Entries with chart source code
────────
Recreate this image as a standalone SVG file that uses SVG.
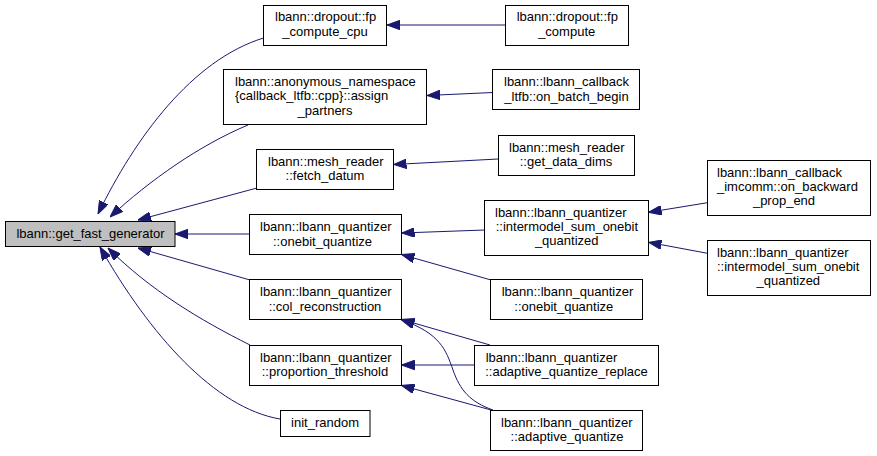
<svg xmlns="http://www.w3.org/2000/svg" width="877" height="456" viewBox="0 0 877 456">
<style>
.n rect{fill:#ffffff;stroke:#000000;stroke-width:1}
#n0 rect{fill:#bfbfbf}
.n text{font-family:"Liberation Sans",Arial,Helvetica,sans-serif;font-size:13px;fill:#000000}
.m{text-anchor:middle}
.e path{fill:none;stroke:#191970;stroke-width:1;marker-end:url(#ah)}
</style>
<defs>
<marker id="ah" markerUnits="userSpaceOnUse" viewBox="0 0 13 9.5" refX="13" refY="4.75" markerWidth="13" markerHeight="9.5" orient="auto">
<path d="M0,0 L13,4.75 L0,9.5 Z" fill="#191970" stroke="#191970" stroke-width="1"/>
</marker>
</defs>
<rect width="877" height="456" fill="#ffffff"/>
<g id="edges" class="e">
<path d="M263.5,38 C192,60 135,138 98,214"/>
<path d="M248,125 C200,145 150,180 110,217"/>
<path d="M257,188 L138,220"/>
<path d="M249,234 L175,234"/>
<path d="M250,280 L138,248"/>
<path d="M250,345 C200,320 150,290 108,248"/>
<path d="M280,419 C215,408 150,335 100,247"/>
<path d="M505,25 L387,25"/>
<path d="M492.5,92.5 L427,95.5"/>
<path d="M498,159 L393.5,164.5"/>
<path d="M484.5,230 L401.5,233"/>
<path d="M491,280 L401.5,254.5"/>
<path d="M490,345 L401.5,319.5"/>
<path d="M493,410 C470,402 460,390 453,370 C446,350 440,333 401.5,320"/>
<path d="M474.5,365 L401.5,365"/>
<path d="M493,410.5 L401.5,385.5"/>
<path d="M707.5,202.7 L648.5,212.3"/>
<path d="M707.5,253.3 L648.5,242.3"/>
</g>
<g id="n0" class="n"><rect x="5.5" y="221.5" width="169.5" height="25"/><text class="m" x="90.5" y="238">lbann::get_fast_generator</text></g>
<g id="n1" class="n"><rect x="263.5" y="5.5" width="123" height="40"/><text x="275" y="21">lbann::dropout::fp</text><text class="m" x="325" y="35.5">_compute_cpu</text></g>
<g id="n2" class="n"><rect x="223.5" y="69.5" width="203" height="55"/><text x="235" y="86">lbann::anonymous_namespace</text><text x="235" y="100.3">{callback_ltfb::cpp}::assign</text><text class="m" x="325" y="114.6">_partners</text></g>
<g id="n3" class="n"><rect x="256.5" y="149.5" width="137" height="40"/><text x="268" y="165.7">lbann::mesh_reader</text><text class="m" x="325" y="180">::fetch_datum</text></g>
<g id="n4" class="n"><rect x="249.5" y="214.5" width="152" height="40"/><text x="260" y="231.3">lbann::lbann_quantizer</text><text class="m" x="322.5" y="245.6">::onebit_quantize</text></g>
<g id="n5" class="n"><rect x="249.5" y="279.5" width="152" height="40"/><text x="260" y="296.3">lbann::lbann_quantizer</text><text class="m" x="325" y="310.6">::col_reconstruction</text></g>
<g id="n6" class="n"><rect x="249.5" y="345.5" width="152" height="40"/><text x="260" y="361.5">lbann::lbann_quantizer</text><text class="m" x="325" y="375.8">::proportion_threshold</text></g>
<g id="n7" class="n"><rect x="280.5" y="410.5" width="89.5" height="26"/><text class="m" x="325" y="427">init_random</text></g>
<g id="n8" class="n"><rect x="505.5" y="5.5" width="123" height="40"/><text x="516.7" y="21">lbann::dropout::fp</text><text class="m" x="566.7" y="35.5">_compute</text></g>
<g id="n9" class="n"><rect x="492.5" y="69.5" width="147" height="40"/><text x="504" y="86.3">lbann::lbann_callback</text><text class="m" x="566.5" y="100.6">_ltfb::on_batch_begin</text></g>
<g id="n10" class="n"><rect x="498.5" y="135.5" width="136" height="40"/><text x="509" y="151.5">lbann::mesh_reader</text><text class="m" x="566" y="165.8">::get_data_dims</text></g>
<g id="n11" class="n"><rect x="484.5" y="200.5" width="164" height="55"/><text x="495" y="216.5">lbann::lbann_quantizer</text><text x="495.7" y="230.8">::intermodel_sum_onebit</text><text class="m" x="566.7" y="245.1">_quantized</text></g>
<g id="n12" class="n"><rect x="707.5" y="160.5" width="163" height="55"/><text x="717" y="176.7">lbann::lbann_callback</text><text x="717" y="191">_imcomm::on_backward</text><text class="m" x="784" y="205.3">_prop_end</text></g>
<g id="n13" class="n"><rect x="707.5" y="240.5" width="163" height="55"/><text x="717" y="256.7">lbann::lbann_quantizer</text><text x="717" y="271">::intermodel_sum_onebit</text><text class="m" x="788.3" y="285.3">_quantized</text></g>
<g id="n14" class="n"><rect x="490.5" y="279.5" width="152" height="40"/><text x="501.7" y="296.3">lbann::lbann_quantizer</text><text class="m" x="563.8" y="310.6">::onebit_quantize</text></g>
<g id="n15" class="n"><rect x="474.5" y="345.5" width="184" height="40"/><text x="485.7" y="361.5">lbann::lbann_quantizer</text><text class="m" x="566.5" y="375.8">::adaptive_quantize_replace</text></g>
<g id="n16" class="n"><rect x="490.5" y="410.5" width="152" height="40"/><text x="501" y="427">lbann::lbann_quantizer</text><text class="m" x="567" y="441.3">::adaptive_quantize</text></g>
</svg>
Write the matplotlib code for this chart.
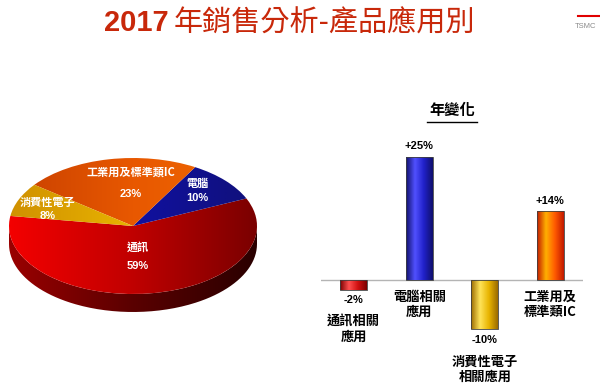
import numpy as np
import matplotlib.pyplot as plt
from matplotlib.colors import LinearSegmentedColormap
from matplotlib.path import Path
from matplotlib.patches import PathPatch
from matplotlib.lines import Line2D

plt.rcParams['font.family'] = ['Noto Sans CJK TC', 'DejaVu Sans']
LAT = 'Liberation Sans'

title_year = '2017'
title_rest = '年銷售分析-產品應用別'

# 2017 revenue share by application
pie_labels = ['通訊', '電腦', '工業用及標準類IC', '消費性電子']
pie_values = [59, 10, 23, 8]

# year over year change
bar_title = '年變化'
bar_labels = ['通訊相關\n應用', '電腦相關\n應用', '消費性電子\n相關應用', '工業用及\n標準類IC']
bar_values = [-2, 25, -10, 14]

W, H = 600, 387
fig = plt.figure(figsize=(W / 100, H / 100), dpi=100)
fig.patch.set_facecolor('white')


def px_axes(x0, y0, x1, y1):
    # box in image pixels, origin top-left
    return fig.add_axes([x0 / W, 1 - y1 / H, (x1 - x0) / W, (y1 - y0) / H])


def grad_fill(ax, patch, colors, extent, z):
    cmap = LinearSegmentedColormap.from_list('g', colors)
    img = np.linspace(0, 1, 256).reshape(1, -1)
    im = ax.imshow(img, cmap=cmap, extent=extent, aspect='auto',
                   interpolation='bilinear', zorder=z)
    im.set_clip_path(patch)


red = '#c8280a'
fig.text(169 / W, 1 - 23 / H, title_year, ha='right', va='center',
         fontsize=21, fontweight='bold', color=red, family=LAT)
fig.text(174 / W, 1 - 23.5 / H, title_rest, ha='left', va='center',
         fontsize=21, fontweight='medium', color=red)
fig.text(575 / W, 1 - 27 / H, 'TSMC', fontsize=5.5, color='#8a8a8a',
         va='center', family=LAT)
fig.add_artist(Line2D([578 / W, 1], [1 - 16 / H] * 2, color='#e00000', lw=1.5))

# ---- pseudo 3D pie
axp = px_axes(0, 130, 270, 330)
cx, cy, a, b, depth = 133, 226, 124, 68, 18
d = depth / b

t = np.linspace(np.pi, 2 * np.pi, 200)
bx = np.concatenate([np.cos(t), np.cos(t[::-1])])
by = np.concatenate([np.sin(t) - d, np.sin(t[::-1])])
side = PathPatch(Path(np.column_stack([bx, by])), facecolor='none', edgecolor='none')
axp.add_patch(side)
grad_fill(axp, side, ['#9a0000', '#5a0000', '#2a0000'], (-1, 1, -1 - d, 0), 1)

wedges, _ = axp.pie(pie_values, startangle=171.5, counterclock=True, radius=1,
                    wedgeprops=dict(linewidth=0))
pie_grads = [['#f40000', '#c00000', '#7a0000'],
             ['#0000e0', '#1010a0', '#10107a'],
             ['#c84000', '#e85800', '#f06a00'],
             ['#d09000', '#e8b400', '#f5d000']]
for w, g in zip(wedges, pie_grads):
    w.set_facecolor('none')
    grad_fill(axp, w, g, (-1, 1, -1, 1), 2)

label_pos = [(0.04, -0.31, -0.59), (0.52, 0.63, 0.41),
             (-0.02, 0.79, 0.47), (-0.69, 0.34, 0.15)]
for lab, v, (lx, ly, py) in zip(pie_labels, pie_values, label_pos):
    axp.text(lx, ly, lab, ha='center', va='center', color='white',
             fontsize=8, fontweight='bold', zorder=5)
    axp.text(lx, py, f'{v}%', ha='center', va='center', color='white',
             fontsize=8, fontweight='bold', zorder=5, family=LAT)

axp.set_aspect('auto')
axp.set_xlim(-cx / a, (270 - cx) / a)
axp.set_ylim(-(330 - cy) / b, (cy - 130) / b)
axp.axis('off')

# ---- yoy bars
axb = px_axes(321, 130, 583, 370)
x = np.arange(len(bar_values))
bar_grads = [['#7a0000', '#ff5050', '#d01010', '#7a0000'],
             ['#10106a', '#5050ff', '#2020c8', '#10106a'],
             ['#9a6a00', '#ffe45a', '#e8b400', '#9a6a00'],
             ['#c01800', '#ffb000', '#ff5a00', '#c01800']]
bars = axb.bar(x, bar_values, width=0.41, color='none', edgecolor='#404040',
               linewidth=0.6, zorder=3)
for r, g in zip(bars, bar_grads):
    x0, y0 = r.get_x(), r.get_y()
    grad_fill(axb, r, g, (x0, x0 + r.get_width(), y0, y0 + r.get_height()), 2)

axb.axhline(0, color='#b4b4b4', lw=1, zorder=1)

for xi, v, lab in zip(x, bar_values, bar_labels):
    s = f'+{v}%' if v > 0 else f'{v}%'
    axb.annotate(s, (xi, v), xytext=(0, 7.5 if v > 0 else -7.5),
                 textcoords='offset points', ha='center', va='center',
                 fontsize=8, fontweight='bold', family=LAT)
    if v > 0:
        axb.annotate(lab, (xi, 0), xytext=(0, -7), textcoords='offset points',
                     ha='center', va='top', fontsize=9.5, fontweight='bold',
                     linespacing=1.1)
    else:
        axb.annotate(lab, (xi, v), xytext=(0, -18), textcoords='offset points',
                     ha='center', va='top', fontsize=9.5, fontweight='bold',
                     linespacing=1.1)

axb.set_aspect('auto')
axb.set_xlim(-0.5, 3.5)
axb.set_ylim(-(370 - 280) / 4.93, (280 - 130) / 4.93)
axb.axis('off')

fig.text(452 / W, 1 - 110 / H, bar_title, ha='center', va='center',
         fontsize=11, fontweight='bold')
fig.add_artist(Line2D([427 / W, 477 / W], [1 - 122 / H] * 2, color='black', lw=1))

fig.savefig('out.png', dpi=100)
────────
## REQUEST
Look above and copy only the lines from the one holding "Write the matplotlib code for this chart." to the one holding "d = depth / b", both included, exactly, minus the pictures.

## ANSWER FOR THE TASK
Write the matplotlib code for this chart.
import numpy as np
import matplotlib.pyplot as plt
from matplotlib.colors import LinearSegmentedColormap
from matplotlib.path import Path
from matplotlib.patches import PathPatch
from matplotlib.lines import Line2D

plt.rcParams['font.family'] = ['Noto Sans CJK TC', 'DejaVu Sans']
LAT = 'Liberation Sans'

title_year = '2017'
title_rest = '年銷售分析-產品應用別'

# 2017 revenue share by application
pie_labels = ['通訊', '電腦', '工業用及標準類IC', '消費性電子']
pie_values = [59, 10, 23, 8]

# year over year change
bar_title = '年變化'
bar_labels = ['通訊相關\n應用', '電腦相關\n應用', '消費性電子\n相關應用', '工業用及\n標準類IC']
bar_values = [-2, 25, -10, 14]

W, H = 600, 387
fig = plt.figure(figsize=(W / 100, H / 100), dpi=100)
fig.patch.set_facecolor('white')


def px_axes(x0, y0, x1, y1):
    # box in image pixels, origin top-left
    return fig.add_axes([x0 / W, 1 - y1 / H, (x1 - x0) / W, (y1 - y0) / H])


def grad_fill(ax, patch, colors, extent, z):
    cmap = LinearSegmentedColormap.from_list('g', colors)
    img = np.linspace(0, 1, 256).reshape(1, -1)
    im = ax.imshow(img, cmap=cmap, extent=extent, aspect='auto',
                   interpolation='bilinear', zorder=z)
    im.set_clip_path(patch)


red = '#c8280a'
fig.text(169 / W, 1 - 23 / H, title_year, ha='right', va='center',
         fontsize=21, fontweight='bold', color=red, family=LAT)
fig.text(174 / W, 1 - 23.5 / H, title_rest, ha='left', va='center',
         fontsize=21, fontweight='medium', color=red)
fig.text(575 / W, 1 - 27 / H, 'TSMC', fontsize=5.5, color='#8a8a8a',
         va='center', family=LAT)
fig.add_artist(Line2D([578 / W, 1], [1 - 16 / H] * 2, color='#e00000', lw=1.5))

# ---- pseudo 3D pie
axp = px_axes(0, 130, 270, 330)
cx, cy, a, b, depth = 133, 226, 124, 68, 18
d = depth / b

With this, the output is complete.